Access to specialized facilities, such as science labs or maker spaces, can dramatically expand what students believe is possible. When schools partner with communities to maintain robust laboratories, studios, and outdoor classrooms, students encounter authentic opportunities to experiment, iterate, and present ideas. This exposure often translates into sustained interest in STEM fields or the arts, influencing future course-taking patterns and career aspirations. However, if such spaces are scarce or inaccessible, students miss formative experiences that might otherwise shape postsecondary choices. Equitable access to advanced facilities becomes a lever for shaping longer-term educational and occupational trajectories.
Another crucial element is the physical accessibility of buildings. Barrier-free designs, elevator access, and adaptive equipment support participation for students with disabilities and for aging family members who accompany them. When infrastructure fails to meet accessibility standards, opportunities for inclusion shrink, and students may miss critical learning moments or become hesitant to engage in activities that require movement or different modalities. Inclusive design supports a broader range of learners and signals a school’s commitment to equal opportunity. This commitment tends to correlate with higher attendance, stronger discipline relationships, and better academic outcomes.
The long arc of achievement is influenced by the consistency of infrastructure investment. Schools that receive ongoing funding for repairs, upgrades, and preventive maintenance demonstrate reliability and planfulness.
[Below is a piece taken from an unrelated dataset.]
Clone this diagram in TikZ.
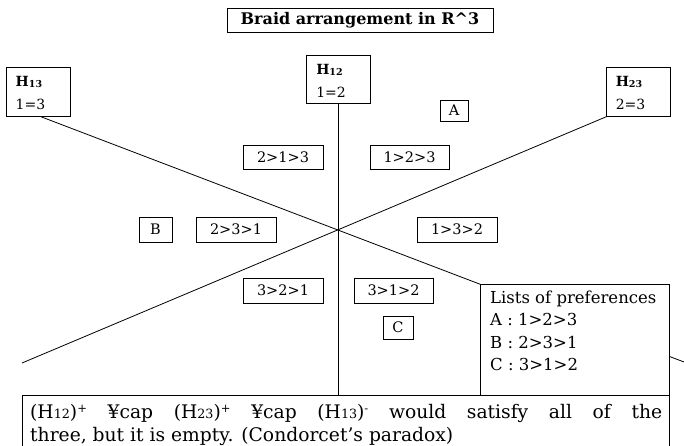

Students in these environments experience fewer interruptions to instruction and can rely on stable schedules and routines, which fosters confidence and steady progress. Administrators can implement data-informed improvements, teachers can expand portfolios of effective practices, and families can trust that school decisions reflect sustained support. Persistent disparities in infrastructure undermine these rhythms, creating episodic shocks that disrupt learning momentum and widen achievement gaps over years.
The ethical imperative is to align budget priorities with the goal of equitable learning environments. Communities benefit when facilities planning includes input from students, families, and educators about what works best in different contexts. Transparent maintenance schedules, community partnerships for resources, and proactive safety protocols build trust and shared responsibility. When schools commit to equitable infrastructure, they unlock consistent engagement, safer atmospheres, and higher expectations for all students. The payoff is measured not only in immediate test scores but in the lifelong possibilities that arise when every learner has a fair, welcoming, and well-supported place to grow.